Unix and Linux excel in these handy text handling utilities that each do a small job very well and can be piped form one to the next. At work, I installed Cygwin, so I can do this sort of thing easily.
I came up with a couple one liners to catalog backups and produce a PDF catalog that I put on the server.
The first one liner reads the directory of the DVD and produces a tab separated listing of the files and dates. The second one-liner merges each .tsv file and used enscript to pretty print the catalog. Another line (actually a two liner!) runs "ps2pdf" so that the output is a PDF file that anyone can open and read.

I would suggest that you print out the man pages for some of these common commands:
man -t cut | lpr
man -t tr | lpr
man -t uniq | lpr
man -t sort | lpr

Right now, try it by piping the output to kghostview or gv:
man -t cut | kghostview -

Having a printout with the options of the commands is handy when crafting your short script. Some trial and error is inevitable.

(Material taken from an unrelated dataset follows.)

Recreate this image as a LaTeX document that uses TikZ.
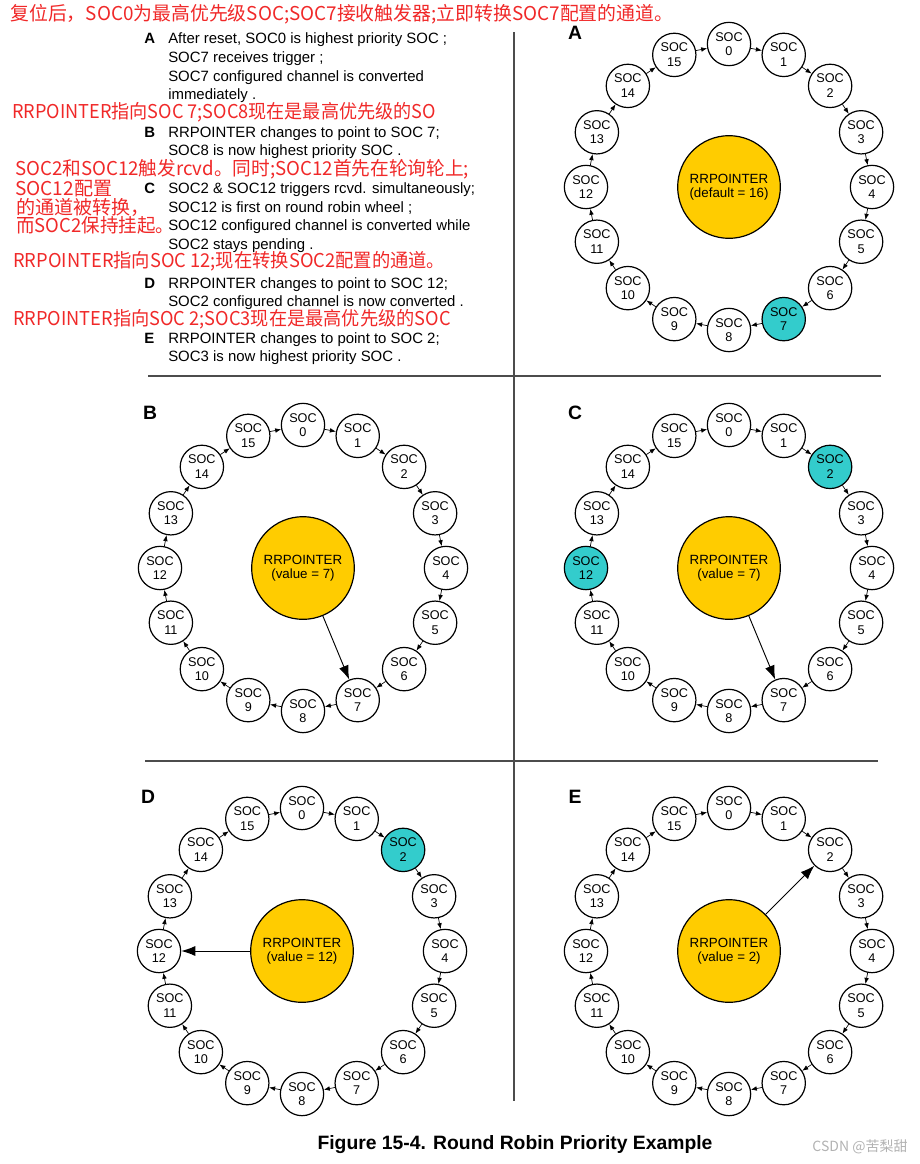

You may also want to print out the info manual for the coreutils package. For this, however, you need to install the coreutils source. There is a "make pdf" or "make ps" target to produce the pdf or postscript versions of the info manual.
./configure
make pdf

If you use a distro that is RPM based, you can install the coreutils src.rpm package, then in the SPECS directory use:
sudo rpmbuild -bp coreutils.spec # applies patches if any
cd ../BUILD
sudo cd coreutils-<version>
sudo ./configure
sudo make pdf

If you want to use awk, the info manual for gawk is very good. You may also have a gawk-doc package with give you a book "Gawk: Effective Awk Programming" which is excellent!